Higher order derivatives in Flux

As I understand it, Flux.jl does not support the calculation of higher-order derivatives as of yet (please correct me if I’m wrong). Are there any plans to support this in the future? I opened an issue a while back Flux.jl/issues/129 but it hasn’t generated any discussion. My use cases are two:

  • Calculating Hessian-vector products see the issue for details
  • Including gradient terms in a cost function (a regularization application)
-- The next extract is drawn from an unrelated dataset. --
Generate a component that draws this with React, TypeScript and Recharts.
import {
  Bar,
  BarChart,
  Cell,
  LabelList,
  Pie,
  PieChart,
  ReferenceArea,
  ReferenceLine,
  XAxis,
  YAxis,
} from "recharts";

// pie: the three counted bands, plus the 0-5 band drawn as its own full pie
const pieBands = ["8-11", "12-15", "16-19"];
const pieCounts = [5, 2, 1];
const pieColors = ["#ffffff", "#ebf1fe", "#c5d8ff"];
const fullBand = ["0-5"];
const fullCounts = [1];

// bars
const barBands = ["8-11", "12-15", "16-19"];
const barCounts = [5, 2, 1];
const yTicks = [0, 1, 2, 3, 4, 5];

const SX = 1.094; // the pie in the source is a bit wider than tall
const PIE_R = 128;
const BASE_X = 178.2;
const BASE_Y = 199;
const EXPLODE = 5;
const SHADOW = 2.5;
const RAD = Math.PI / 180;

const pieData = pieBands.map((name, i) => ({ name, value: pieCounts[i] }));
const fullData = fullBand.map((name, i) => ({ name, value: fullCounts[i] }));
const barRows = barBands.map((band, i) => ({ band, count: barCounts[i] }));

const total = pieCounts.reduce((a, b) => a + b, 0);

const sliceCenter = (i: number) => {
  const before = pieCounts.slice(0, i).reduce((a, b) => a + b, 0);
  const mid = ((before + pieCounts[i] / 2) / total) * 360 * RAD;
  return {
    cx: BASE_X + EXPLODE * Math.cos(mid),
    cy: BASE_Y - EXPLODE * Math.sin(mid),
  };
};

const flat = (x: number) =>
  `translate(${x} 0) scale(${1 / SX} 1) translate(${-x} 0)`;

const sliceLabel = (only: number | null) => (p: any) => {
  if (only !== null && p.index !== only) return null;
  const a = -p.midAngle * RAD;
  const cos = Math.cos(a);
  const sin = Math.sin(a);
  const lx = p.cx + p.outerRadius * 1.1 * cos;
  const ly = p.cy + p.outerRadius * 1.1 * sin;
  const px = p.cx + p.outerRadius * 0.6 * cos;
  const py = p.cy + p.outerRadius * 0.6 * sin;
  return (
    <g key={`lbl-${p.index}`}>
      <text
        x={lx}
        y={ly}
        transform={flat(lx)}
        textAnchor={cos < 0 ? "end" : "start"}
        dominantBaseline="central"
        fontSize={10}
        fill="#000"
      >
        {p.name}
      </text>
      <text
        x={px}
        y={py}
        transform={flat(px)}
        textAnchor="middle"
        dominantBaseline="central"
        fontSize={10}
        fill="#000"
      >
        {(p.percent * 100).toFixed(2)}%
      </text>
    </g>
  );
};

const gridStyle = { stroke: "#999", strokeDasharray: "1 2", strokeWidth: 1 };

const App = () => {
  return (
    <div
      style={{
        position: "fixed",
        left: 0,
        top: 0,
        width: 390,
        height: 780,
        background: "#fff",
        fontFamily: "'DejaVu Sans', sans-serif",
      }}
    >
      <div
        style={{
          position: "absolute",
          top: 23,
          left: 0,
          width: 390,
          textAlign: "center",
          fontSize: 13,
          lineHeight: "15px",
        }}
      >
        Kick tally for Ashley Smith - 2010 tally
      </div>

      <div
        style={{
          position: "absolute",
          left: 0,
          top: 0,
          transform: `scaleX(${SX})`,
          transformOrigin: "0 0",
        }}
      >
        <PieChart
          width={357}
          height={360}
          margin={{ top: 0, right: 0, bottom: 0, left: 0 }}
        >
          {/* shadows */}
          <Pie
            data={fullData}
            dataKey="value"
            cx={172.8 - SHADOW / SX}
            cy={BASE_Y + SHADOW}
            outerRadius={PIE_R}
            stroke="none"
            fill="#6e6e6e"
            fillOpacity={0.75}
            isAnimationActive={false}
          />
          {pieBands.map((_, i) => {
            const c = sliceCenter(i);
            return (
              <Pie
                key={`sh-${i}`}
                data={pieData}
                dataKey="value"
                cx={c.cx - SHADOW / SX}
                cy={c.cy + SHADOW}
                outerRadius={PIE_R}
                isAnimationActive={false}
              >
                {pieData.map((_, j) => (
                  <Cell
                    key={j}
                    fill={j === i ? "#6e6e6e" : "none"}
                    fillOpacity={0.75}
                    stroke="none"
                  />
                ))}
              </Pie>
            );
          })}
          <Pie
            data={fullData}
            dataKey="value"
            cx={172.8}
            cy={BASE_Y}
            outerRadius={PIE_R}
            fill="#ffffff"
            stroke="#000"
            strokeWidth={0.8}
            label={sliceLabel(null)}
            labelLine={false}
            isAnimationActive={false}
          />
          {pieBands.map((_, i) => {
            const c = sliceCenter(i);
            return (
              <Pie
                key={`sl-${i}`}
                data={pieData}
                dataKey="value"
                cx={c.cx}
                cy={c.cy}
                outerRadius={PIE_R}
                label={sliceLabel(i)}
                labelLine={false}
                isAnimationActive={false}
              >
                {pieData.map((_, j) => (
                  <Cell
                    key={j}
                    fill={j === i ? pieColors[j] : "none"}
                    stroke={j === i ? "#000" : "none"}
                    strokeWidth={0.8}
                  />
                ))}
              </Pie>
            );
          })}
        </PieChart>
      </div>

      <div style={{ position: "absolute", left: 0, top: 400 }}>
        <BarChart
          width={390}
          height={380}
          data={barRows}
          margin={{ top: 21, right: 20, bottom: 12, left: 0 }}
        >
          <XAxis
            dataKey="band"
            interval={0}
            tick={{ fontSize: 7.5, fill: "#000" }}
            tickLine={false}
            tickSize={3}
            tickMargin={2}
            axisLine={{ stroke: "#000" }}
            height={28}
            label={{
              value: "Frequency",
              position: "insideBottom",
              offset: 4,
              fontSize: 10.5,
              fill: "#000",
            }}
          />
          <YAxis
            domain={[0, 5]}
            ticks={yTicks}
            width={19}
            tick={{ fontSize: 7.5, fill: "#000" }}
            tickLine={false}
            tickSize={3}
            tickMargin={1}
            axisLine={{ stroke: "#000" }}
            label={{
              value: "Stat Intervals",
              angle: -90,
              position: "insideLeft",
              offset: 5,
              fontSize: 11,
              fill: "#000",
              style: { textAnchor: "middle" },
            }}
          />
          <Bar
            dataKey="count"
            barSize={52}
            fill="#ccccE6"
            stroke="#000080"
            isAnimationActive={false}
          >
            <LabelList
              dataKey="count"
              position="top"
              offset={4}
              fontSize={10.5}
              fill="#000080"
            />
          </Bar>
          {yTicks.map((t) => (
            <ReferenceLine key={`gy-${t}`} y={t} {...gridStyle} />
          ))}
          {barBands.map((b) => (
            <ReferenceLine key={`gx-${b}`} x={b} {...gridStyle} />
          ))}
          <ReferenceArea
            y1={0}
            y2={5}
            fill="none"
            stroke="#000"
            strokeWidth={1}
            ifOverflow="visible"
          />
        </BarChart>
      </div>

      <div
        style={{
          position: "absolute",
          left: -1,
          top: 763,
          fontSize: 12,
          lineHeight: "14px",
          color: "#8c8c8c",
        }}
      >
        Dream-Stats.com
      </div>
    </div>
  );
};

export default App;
If HOD are not on the Flux horizon, I would very much appreciate suggestions on manual workarounds (Reverse/ForwardDiff etc.) that could integrate with an existing Flux-based workflow.

Thanks!

2 Likes

If all you need is the Hessian, then ReverseDiff.hessian(f,x) should do what you want. If you want higher derivatives, repeated application of ReverseDiff.jacobian will do the trick. For instance,

f = x-> sum(exp.(x))^2
g = x->ReverseDiff.gradient(f,x)
h = x->ReverseDiff.jacobian(g,x)
ReverseDiff.jacbobian(h,[1.0,-3.0]

The last line will give you the third order derivative tensor of f for [1.0,-3.0] as a matrix, i.e., in order to get the tensor, you would have to change the shape of the output.

1 Like

Thanks, those methods are useful. What I’m concerned about is how to integrate them with the training loop and optimizers written in Flux. I see no straightforward way of making use of ReverseDiff hessians with the Flux optimizers :confused:

I’ll let the Flux.jl people answer, but worst-case, you will have to pass the ReverseDiff results to the tracked variable’s gradient data field, e.g.,

X.grad[:]=ReverseDiff.hessian(f,X.data)*X.data +ReverseDiff.gradient(f,X.data)

if your objective is (\nabla^T f) x. I don’t know whether that has any nasty side-effects.